PAGE 4
What Becomes of the Pins
by
“They went away together at last, one quite well and strong again, the other a sad wreck, but a better woman for the trial, I think, and she carried comfort with her. Poor little Sally led her, a faithful guide, a tender nurse, a devoted daughter to her all her life.”
Here the pin paused, out of breath, and Miss Ellen shook a bright drop off the lace that lay in her lap, as she said in a tone of real interest,–
“What happened next? How long did you stay in the hospital?”
“I stayed a year, for Nurse used me one day to pin up a print at the foot of a poor man’s bed, and he took such comfort in it they let it hang till he died. A lovely picture of a person who held out his arms to all the suffering and oppressed, and they gathered about him to be comforted and saved. The forlorn soul had led a wicked life, and now lay dying a long and painful death, but something in that divine face taught him to hope for pardon, and when no eye but mine saw him in the lonely nights he wept, and prayed, and struggled to repent. I think he was forgiven, for when at last he lay dead a smile was on his lips that never had been there before. Then the print was taken down, and I was used to pin up a bundle of red flannel by one of the women, and for months I lay in a dark chest, meditating on the lessons I had already learned.
“Suddenly I was taken out, and when a queer round pin-ball of the flannel had been made by a nice old lady, I was stuck in it with a party of fat needles, and a few of my own race, all with stout bodies and big heads.
“‘The dear boy is clumsy with his fingers, and needs strong things to use,’ said the old lady, as she held the tomato cushion in both hands and kissed it before she put it into a soldier’s ‘comfort bag.’
“‘Now I shall have a lively time!’ I thought, and looked gaily about me, for I liked adventures, and felt that I was sure of them now.
“I cannot begin to tell you all I went through with that boy, for he was brave as a lion and got many hard knocks. We marched, and camped, and fought, and suffered, but we never ran away, and when at last a Minie ball came smashing through the red cushion (which Dick often carried in his pocket as a sort of charm to keep him safe, for men seldom use pins), I nearly lost my head, for the stuffing flew out, and we were all knocked about in a dreadful way. The cushion and the old wallet together saved Dick’s life, however, for the ball did not reach his brave heart, and the last I saw of him as I fell out of the hasty hand that felt for a wound was a soft look in the brave bright eyes, as he said to himself with a smile,–
“‘Dear old mother hasn’t lost her boy yet, thank God!’

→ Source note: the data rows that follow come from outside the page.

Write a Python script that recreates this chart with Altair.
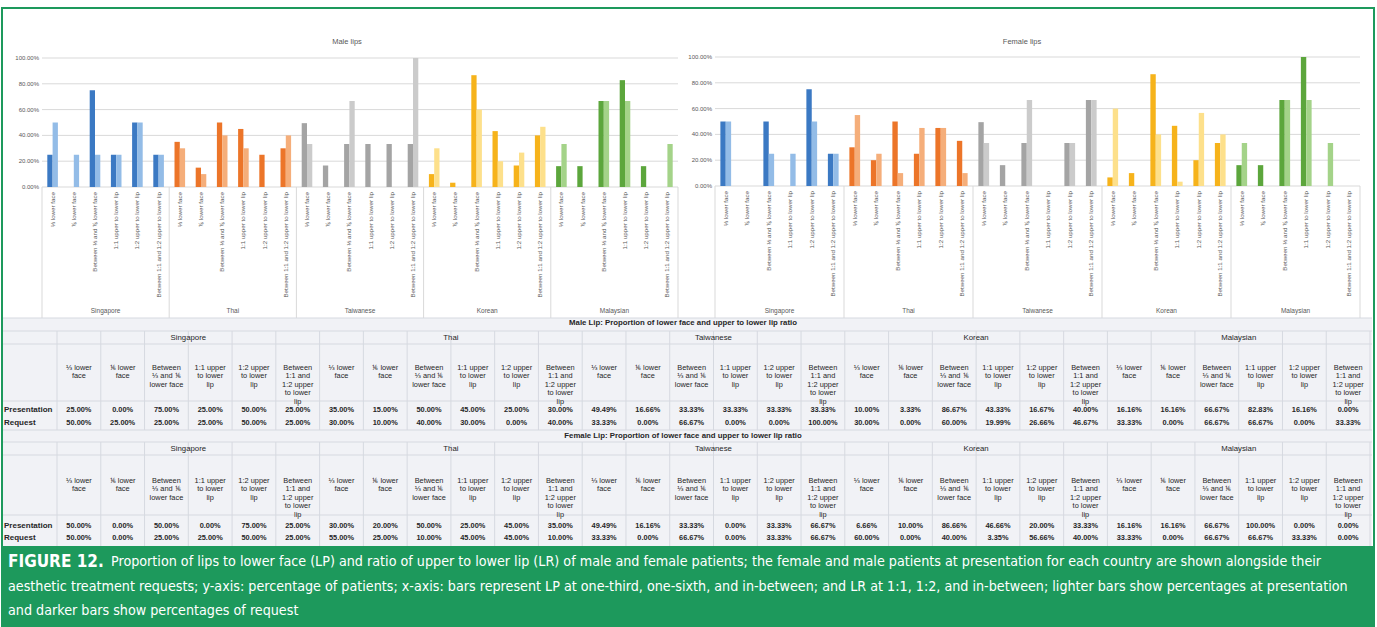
import altair as alt
import pandas as pd

# ---------------- data ----------------
countries = ["Singapore", "Thai", "Taiwanese", "Korean", "Malaysian"]
categories = [
    "⅓ lower face",
    "⅙ lower face",
    "Between ⅓ and ⅙ lower face",
    "1:1 upper to lower lip",
    "1:2 upper to lower lip",
    "Between 1:1 and 1:2 upper to lower lip",
]
table_headers = [
    "⅓ lower\nface",
    "⅙ lower\nface",
    "Between\n⅓ and ⅙\nlower face",
    "1:1 upper\nto lower\nlip",
    "1:2 upper\nto lower\nlip",
    "Between\n1:1 and\n1:2 upper\nto lower\nlip",
]
series = ["Presentation", "Request"]

# percentages, 6 per country in the order of `categories`
male_presentation = [25.00, 0.00, 75.00, 25.00, 50.00, 25.00,
                     35.00, 15.00, 50.00, 45.00, 25.00, 30.00,
                     49.49, 16.66, 33.33, 33.33, 33.33, 33.33,
                     10.00, 3.33, 86.67, 43.33, 16.67, 40.00,
                     16.16, 16.16, 66.67, 82.83, 16.16, 0.00]
male_request = [50.00, 25.00, 25.00, 25.00, 50.00, 25.00,
                30.00, 10.00, 40.00, 30.00, 0.00, 40.00,
                33.33, 0.00, 66.67, 0.00, 0.00, 100.00,
                30.00, 0.00, 60.00, 19.99, 26.66, 46.67,
                33.33, 0.00, 66.67, 66.67, 0.00, 33.33]
female_presentation = [50.00, 0.00, 50.00, 0.00, 75.00, 25.00,
                       30.00, 20.00, 50.00, 25.00, 45.00, 35.00,
                       49.49, 16.16, 33.33, 0.00, 33.33, 66.67,
                       6.66, 10.00, 86.66, 46.66, 20.00, 33.33,
                       16.16, 16.16, 66.67, 100.00, 0.00, 0.00]
female_request = [50.00, 0.00, 25.00, 25.00, 50.00, 25.00,
                  55.00, 25.00, 10.00, 45.00, 45.00, 10.00,
                  33.33, 0.00, 66.67, 0.00, 33.33, 66.67,
                  60.00, 0.00, 40.00, 3.35, 56.66, 40.00,
                  33.33, 0.00, 66.67, 66.67, 33.33, 0.00]

y_ticks = [0.0, 0.2, 0.4, 0.6, 0.8, 1.0]

dark_colors = ["#3b79c3", "#ec7529", "#a4a4a4", "#f6b31b", "#5ca63c"]
light_colors = ["#93bce7", "#f5ae7a", "#cbcbcb", "#fde08b", "#a4d389"]

caption_label = "FIGURE 12."
caption_lines = [
    "Proportion of lips to lower face (LP) and ratio of upper to lower lip (LR) of male and female patients; "
    "the female and male patients at presentation for each country are shown alongside their",
    "aesthetic treatment requests; y-axis: percentage of patients; x-axis: bars represent LP at one-third, "
    "one-sixth, and in-between; and LR at 1:1, 1:2, and in-between; lighter bars show percentages at presentation",
    "and darker bars show percentages of request",
]

# ---------------- styling / layout ----------------
W, H = 1377, 627
GREEN = "#1d995c"
AXIS_GREY = "#595959"
GRID = "#d9d9d9"
FONT = "Liberation Sans"
CAP_FONT = "DejaVu Sans Condensed, DejaVu Sans"
TEXT_DARK = "#262626"

color_keys = [f"{c}|{s}" for c in countries for s in series]
color_vals = [col for d, l in zip(dark_colors, light_colors) for col in (d, l)]


def one_row():
    return pd.DataFrame({"k": [0]})


def box(x0, x1, y0, y1, **mark):
    return alt.Chart(one_row()).mark_rect(**mark).encode(
        x=alt.value(x0), x2=alt.value(x1), y=alt.value(y0), y2=alt.value(y1)
    )


def bar_panel(title, title_x, pres, req, x0, x1, y_zero, y_top, y_bottom):
    ys = alt.Scale(domain=[0, 1], range=[y_zero, y_top], nice=False, zero=False)
    xs = alt.Scale(domain=list(range(30)), range=[x0, x1],
                   paddingInner=0.5, paddingOuter=0.25)
    gs = alt.Scale(domain=[0, 5], range=[x0, x1], nice=False, zero=False)

    ticks = pd.DataFrame({"t": y_ticks})
    grid = alt.Chart(ticks).mark_rule(color=GRID, strokeWidth=1).encode(
        y=alt.Y("t:Q", scale=ys, axis=None), x=alt.value(x0), x2=alt.value(x1)
    )
    tick_labels = alt.Chart(ticks).mark_text(
        align="right", baseline="middle", fontSize=6, font=FONT, color=AXIS_GREY
    ).encode(
        y=alt.Y("t:Q", scale=ys, axis=None), x=alt.value(x0 - 3),
        text=alt.Text("t:Q", format=".2%"),
    )

    rows = []
    for i in range(30):
        g, c = divmod(i, 6)
        for s, vals in zip(series, (pres, req)):
            rows.append({"slot": i, "series": s, "value": vals[i] / 100,
                         "ckey": f"{countries[g]}|{s}"})
    bars = alt.Chart(pd.DataFrame(rows)).mark_bar().encode(
        x=alt.X("slot:O", scale=xs, axis=None),
        xOffset=alt.XOffset("series:N", scale=alt.Scale(domain=series)),
        y=alt.Y("value:Q", scale=ys, axis=None),
        color=alt.Color("ckey:N", scale=alt.Scale(domain=color_keys, range=color_vals),
                        legend=None),
    )

    cats = pd.DataFrame({"slot": list(range(30)),
                         "label": [categories[i % 6] for i in range(30)]})
    cat_labels = alt.Chart(cats).mark_text(
        angle=270, align="right", baseline="middle", fontSize=6.2, font=FONT,
        color=AXIS_GREY
    ).encode(
        x=alt.X("slot:O", scale=xs, axis=None), y=alt.value(y_zero + 5),
        text="label:N",
    )

    grp = pd.DataFrame({"gpos": [g + 0.5 for g in range(5)], "country": countries})
    grp_labels = alt.Chart(grp).mark_text(
        baseline="middle", fontSize=6.5, font=FONT, color=AXIS_GREY
    ).encode(
        x=alt.X("gpos:Q", scale=gs, axis=None), y=alt.value(y_bottom - 7),
        text="country:N",
    )

    seps = pd.DataFrame({"b": list(range(6))})
    sep_rules = alt.Chart(seps).mark_rule(color=GRID, strokeWidth=1).encode(
        x=alt.X("b:Q", scale=gs, axis=None), y=alt.value(y_zero), y2=alt.value(y_bottom)
    )

    ttl = alt.Chart(pd.DataFrame({"t": [title]})).mark_text(
        fontSize=7.5, font=FONT, color=AXIS_GREY, baseline="middle"
    ).encode(x=alt.value(title_x), y=alt.value(42), text="t:N")

    return [grid, sep_rules, tick_labels, bars, cat_labels, grp_labels, ttl]


TX0, TX1 = 57, 1370          # data columns of the tables
LINE = "#d6d9e0"


def table_panel(title, pres, req, y_title, y_group, y_head, y_pres, y_req, h_lines, v_top, v_bottom):
    cs = alt.Scale(domain=[0, 30], range=[TX0, TX1], nice=False, zero=False)
    rs = alt.Scale(type="point", domain=series, range=[y_pres, y_req], padding=0)

    h_rules = [
        alt.Chart(one_row()).mark_rule(color=LINE, strokeWidth=1).encode(
            x=alt.value(3), x2=alt.value(1372), y=alt.value(yy)
        )
        for yy in h_lines
    ]
    v_rules = alt.Chart(pd.DataFrame({"b": list(range(31))})).mark_rule(
        color=LINE, strokeWidth=1
    ).encode(x=alt.X("b:Q", scale=cs, axis=None), y=alt.value(v_top), y2=alt.value(v_bottom))

    ttl = alt.Chart(pd.DataFrame({"t": [title]})).mark_text(
        fontSize=7.8, fontWeight="bold", font=FONT, color=TEXT_DARK, baseline="middle"
    ).encode(x=alt.value(683), y=alt.value(y_title), text="t:N")

    grp = pd.DataFrame({"gpos": [6 * g + 3 for g in range(5)], "country": countries})
    grp_labels = alt.Chart(grp).mark_text(
        fontSize=7.8, font=FONT, color=TEXT_DARK, baseline="middle"
    ).encode(x=alt.X("gpos:Q", scale=cs, axis=None), y=alt.value(y_group), text="country:N")

    heads = pd.DataFrame({"cpos": [i + 0.5 for i in range(30)],
                          "h": [table_headers[i % 6] for i in range(30)]})
    head_labels = alt.Chart(heads).mark_text(
        fontSize=7.4, font=FONT, color=TEXT_DARK, baseline="middle", lineBreak="\n",
        lineHeight=8.4
    ).encode(x=alt.X("cpos:Q", scale=cs, axis=None), y=alt.value(y_head), text="h:N")

    vals = []
    for s, arr in zip(series, (pres, req)):
        for i in range(30):
            vals.append({"cpos": i + 0.5, "row": s, "v": arr[i] / 100})
    val_labels = alt.Chart(pd.DataFrame(vals)).mark_text(
        fontSize=7.4, fontWeight="bold", font=FONT, color=TEXT_DARK, baseline="middle"
    ).encode(
        x=alt.X("cpos:Q", scale=cs, axis=None),
        y=alt.Y("row:O", scale=rs, axis=None),
        text=alt.Text("v:Q", format=".2%"),
    )
    row_labels = alt.Chart(pd.DataFrame({"row": series})).mark_text(
        fontSize=8, fontWeight="bold", font=FONT, color=TEXT_DARK, baseline="middle",
        align="left"
    ).encode(x=alt.value(4), y=alt.Y("row:O", scale=rs, axis=None), text="row:N")

    return h_rules + [v_rules, ttl, grp_labels, head_labels, val_labels, row_labels]


layers = []
# backgrounds
layers.append(box(0, W, 0, H, fill="white"))
layers.append(box(3, 1372, 318, 546, fill="#f1f2f6"))

layers += bar_panel("Male lips", 347, male_presentation, male_request,
                    42, 678, 187, 58, 318)
layers += bar_panel("Female lips", 1022, female_presentation, female_request,
                    715, 1360, 186, 57, 318)

layers += table_panel("Male Lip: Proportion of lower face and upper to lower lip ratio",
                      male_presentation, male_request,
                      323, 338, 368, 410, 423,
                      [318, 331, 344, 401, 430], 331, 430)
layers += table_panel("Female Lip: Proportion of lower face and upper to lower lip ratio",
                      female_presentation, female_request,
                      436, 449, 481, 526, 538,
                      [442, 455, 515], 442, 546)

# caption panel
layers.append(box(2, 1374, 546, H, fill=GREEN))
cap_y = [562, 587, 611]
layers.append(
    alt.Chart(pd.DataFrame({"t": [caption_label]})).mark_text(
        fontSize=17, fontWeight="bold", font=CAP_FONT, color="white",
        align="left", baseline="middle"
    ).encode(x=alt.value(8), y=alt.value(cap_y[0]), text="t:N")
)
for i, line in enumerate(caption_lines):
    layers.append(
        alt.Chart(pd.DataFrame({"t": [line]})).mark_text(
            fontSize=14.2, font=CAP_FONT, color="white", align="left", baseline="middle"
        ).encode(x=alt.value(111 if i == 0 else 8), y=alt.value(cap_y[i]), text="t:N")
    )

# outer frame
layers.append(box(2, 1374, 8, H, fill=None, stroke=GREEN, strokeWidth=2))

chart = alt.layer(*layers).resolve_scale(
    x="independent", y="independent", color="independent", xOffset="independent"
).properties(
    width=W, height=H, padding=0, autosize=alt.AutoSizeParams(type="none")
).configure_view(stroke=None)

chart.save("out.html", embed_options={"renderer": "svg", "actions": False})
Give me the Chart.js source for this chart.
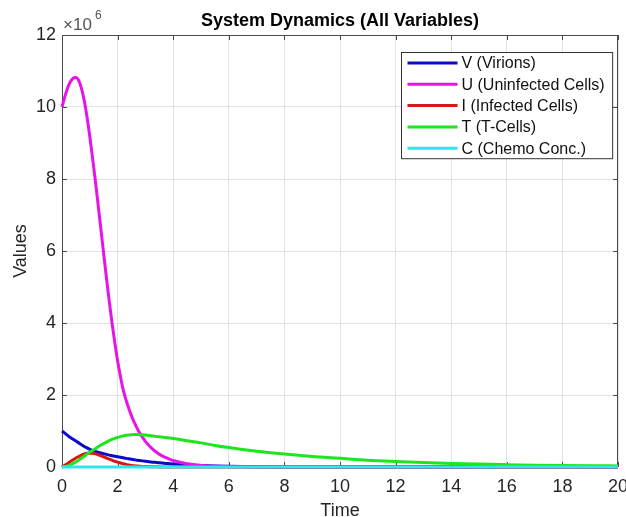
<!DOCTYPE html>
<html>
<head>
<meta charset="utf-8">
<script src="https://cdn.jsdelivr.net/npm/chart.js@4.4.1/dist/chart.umd.min.js"></script>
<style>
  html, body { margin: 0; padding: 0; background: #fff; }
  #wrap { width: 626px; height: 517px; }
</style>
</head>
<body>
<div id="wrap"><canvas id="dynChart" width="626" height="517"></canvas></div>
<script>
// 数据（单位 ×10^6）
const timePoints = [0, 0.1, 0.2, 0.3, 0.4, 0.5, 0.6, 0.7, 0.8, 0.9, 1.0, 1.1, 1.2, 1.3, 1.4, 1.5, 1.6, 1.7, 1.8, 1.9, 2.0, 2.1, 2.2, 2.3, 2.4, 2.5, 2.6, 2.7, 2.8, 2.9, 3.0, 3.2, 3.4, 3.6, 3.8, 4.0, 4.5, 5, 5.5, 6, 7, 8, 9, 10, 11, 12, 13, 14, 15, 16, 17, 18, 19, 20];

const virions = [1.0, 0.94, 0.88, 0.82, 0.77, 0.72, 0.67, 0.62, 0.57, 0.53, 0.49, 0.46, 0.43, 0.41, 0.39, 0.37, 0.35, 0.33, 0.315, 0.3, 0.285, 0.27, 0.255, 0.24, 0.228, 0.215, 0.203, 0.19, 0.18, 0.17, 0.16, 0.14, 0.125, 0.11, 0.095, 0.083, 0.058, 0.04, 0.027, 0.018, 0.008, 0.003, 0.001, 0, 0, 0, 0, 0, 0, 0, 0, 0, 0, 0];

const uninfected = [10.0, 10.28, 10.52, 10.7, 10.8, 10.82, 10.74, 10.52, 10.18, 9.72, 9.18, 8.58, 7.95, 7.28, 6.6, 5.92, 5.25, 4.6, 4.0, 3.45, 2.95, 2.52, 2.15, 1.87, 1.63, 1.42, 1.24, 1.08, 0.94, 0.82, 0.71, 0.54, 0.41, 0.31, 0.24, 0.18, 0.09, 0.045, 0.02, 0.01, 0.002, 0, 0, 0, 0, 0, 0, 0, 0, 0, 0, 0, 0, 0];

const infected = [0, 0.05, 0.1, 0.15, 0.2, 0.25, 0.29, 0.33, 0.36, 0.38, 0.385, 0.38, 0.365, 0.34, 0.31, 0.28, 0.25, 0.22, 0.19, 0.16, 0.135, 0.11, 0.09, 0.072, 0.057, 0.045, 0.035, 0.027, 0.021, 0.016, 0.012, 0.007, 0.004, 0.002, 0.001, 0, 0, 0, 0, 0, 0, 0, 0, 0, 0, 0, 0, 0, 0, 0, 0, 0, 0, 0];

const tCells = [0, 0.01, 0.03, 0.06, 0.1, 0.14, 0.19, 0.245, 0.3, 0.36, 0.41, 0.46, 0.51, 0.56, 0.61, 0.65, 0.69, 0.73, 0.765, 0.795, 0.82, 0.845, 0.865, 0.88, 0.89, 0.897, 0.9, 0.9, 0.897, 0.893, 0.888, 0.87, 0.85, 0.83, 0.81, 0.79, 0.73, 0.67, 0.6, 0.54, 0.44, 0.36, 0.29, 0.24, 0.19, 0.155, 0.125, 0.1, 0.08, 0.065, 0.052, 0.042, 0.035, 0.03];

const chemo = [0, 0, 0, 0, 0, 0, 0, 0, 0, 0, 0, 0, 0, 0, 0, 0, 0, 0, 0, 0, 0, 0, 0, 0, 0, 0, 0, 0, 0, 0, 0, 0, 0, 0, 0, 0, 0, 0, 0, 0, 0, 0, 0, 0, 0, 0, 0, 0, 0, 0, 0, 0, 0, 0];

const seriesLabels = ['V (Virions)', 'U (Uninfected Cells)', 'I (Infected Cells)', 'T (T-Cells)', 'C (Chemo Conc.)'];
const seriesColors = ['#0a0ac8', '#e614e6', '#dc1414', '#1ee61e', '#2de6f0'];
const xTicks = [0, 2, 4, 6, 8, 10, 12, 14, 16, 18, 20];
const yTicks = [0, 2, 4, 6, 8, 10, 12];

const FONT = 'Liberation Sans, Arial, Helvetica, sans-serif';

const toPoints = (values) => values.map((v, i) => ({ x: timePoints[i], y: v }));

// 标题 + ×10^6
const titlePlugin = {
  id: 'matlabTitle',
  afterDraw(chart) {
    const { ctx, chartArea } = chart;
    ctx.save();
    ctx.fillStyle = '#000';
    ctx.font = 'bold 18px ' + FONT;
    ctx.textAlign = 'center';
    ctx.textBaseline = 'middle';
    ctx.fillText('System Dynamics (All Variables)', (chartArea.left + chartArea.right) / 2, 21);

    ctx.fillStyle = '#555';
    ctx.textAlign = 'left';
    ctx.font = '17px ' + FONT;
    ctx.fillText('×10', chartArea.left + 1, 25);
    ctx.font = '12px ' + FONT;
    ctx.fillText('6', chartArea.left + 33, 16);
    ctx.restore();
  }
};

// 坐标框和内向刻度
const framePlugin = {
  id: 'matlabFrame',
  beforeDatasetsDraw(chart) {
    const { ctx, chartArea, scales } = chart;
    const { left, right, top, bottom } = chartArea;
    const len = 5;
    ctx.save();
    ctx.strokeStyle = '#4a4a4a';
    ctx.lineWidth = 1;
    ctx.beginPath();
    ctx.rect(left + 0.5, top + 0.5, right - left - 1, bottom - top - 1);
    for (const v of xTicks) {
      const px = Math.round(scales.x.getPixelForValue(v)) + 0.5;
      ctx.moveTo(px, bottom); ctx.lineTo(px, bottom - len);
      ctx.moveTo(px, top); ctx.lineTo(px, top + len);
    }
    for (const v of yTicks) {
      const py = Math.round(scales.y.getPixelForValue(v)) + 0.5;
      ctx.moveTo(left, py); ctx.lineTo(left + len, py);
      ctx.moveTo(right, py); ctx.lineTo(right - len, py);
    }
    ctx.stroke();
    ctx.restore();
  }
};

// 图内图例
const legendPlugin = {
  id: 'matlabLegend',
  afterDatasetsDraw(chart) {
    const { ctx, chartArea } = chart;
    const sets = chart.data.datasets;
    ctx.save();
    ctx.font = '16px ' + FONT;
    const textW = Math.max(...sets.map(d => ctx.measureText(d.label).width));
    const rowH = 21.3;
    const boxW = 6 + 50 + 4 + textW + 8;
    const boxH = 10 + rowH * (sets.length - 1) + 11;
    const bx = Math.round(chartArea.right - 6 - boxW) + 0.5;
    const by = chartArea.top + 17.5;
    ctx.fillStyle = '#fff';
    ctx.fillRect(bx, by, boxW, boxH);
    ctx.strokeStyle = '#333';
    ctx.lineWidth = 1;
    ctx.strokeRect(bx, by, boxW, boxH);
    ctx.textBaseline = 'middle';
    ctx.textAlign = 'left';
    sets.forEach((d, i) => {
      const y = by + 10.5 + i * rowH;
      ctx.strokeStyle = d.borderColor;
      ctx.lineWidth = 3;
      ctx.beginPath();
      ctx.moveTo(bx + 6, y);
      ctx.lineTo(bx + 56, y);
      ctx.stroke();
      ctx.fillStyle = '#111';
      ctx.fillText(d.label, bx + 60, y + 1);
    });
    ctx.restore();
  }
};

const datasets = [virions, uninfected, infected, tCells, chemo].map((vals, i) => ({
  label: seriesLabels[i],
  data: toPoints(vals),
  borderColor: seriesColors[i],
  backgroundColor: seriesColors[i],
  borderWidth: 3,
  pointRadius: 0,
  fill: false,
  clip: 3,
  cubicInterpolationMode: 'monotone',
  order: 5 - i
}));

new Chart(document.getElementById('dynChart').getContext('2d'), {
  type: 'line',
  data: { datasets },
  options: {
    responsive: false,
    animation: false,
    layout: { padding: { left: 0, right: 8, top: 35, bottom: 0 } },
    plugins: {
      legend: { display: false },
      title: { display: false },
      tooltip: { enabled: false }
    },
    scales: {
      x: {
        type: 'linear',
        min: 0,
        max: 20,
        afterBuildTicks: (scale) => { scale.ticks = xTicks.map(v => ({ value: v })); },
        afterFit: (scale) => { scale.height = 50; scale.paddingLeft = 0; scale.paddingRight = 0; },
        border: { display: false },
        grid: { color: '#e2e2e2', lineWidth: 1, drawTicks: false },
        ticks: { color: '#262626', font: { family: FONT, size: 18 }, padding: 9, maxRotation: 0, autoSkip: false },
        title: { display: true, text: 'Time', color: '#262626', font: { family: FONT, size: 18, lineHeight: 1 }, padding: { top: 0, bottom: -3 } }
      },
      y: {
        type: 'linear',
        min: 0,
        max: 12,
        afterBuildTicks: (scale) => { scale.ticks = yTicks.map(v => ({ value: v })); },
        afterFit: (scale) => { scale.width = 62; scale.paddingTop = 0; scale.paddingBottom = 0; },
        border: { display: false },
        grid: { color: '#e2e2e2', lineWidth: 1, drawTicks: false },
        ticks: { color: '#262626', font: { family: FONT, size: 18 }, padding: 6 },
        title: { display: true, text: 'Values', color: '#262626', font: { family: FONT, size: 18, lineHeight: 1 }, padding: { top: 12, bottom: 0 } }
      }
    }
  },
  plugins: [framePlugin, legendPlugin, titlePlugin]
});
</script>
</body>
</html>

“A colored lad picked me up, as I lay shining on the grass, and pins being scarce in those parts, gave me to his mammy, who kept me to fasten her turban. Quite a new scene I found, for in the old cabin were a dozen children and their mothers making ready to go North. The men were all away fighting or serving the army, so mammy led the little troop, and they marched off one day following the gay turban like a banner, for she had a valiant soul, and was bound to find safety and freedom for her children at all risks.
“In my many wanderings to and fro, I never made so strange a journey as that one, but I enjoyed it, full of danger, weariness and privation as it was; and every morning when mammy put on the red and yellow handkerchief I was proud to sit aloft on that good gray head, and lead the forlorn little army toward a land of liberty.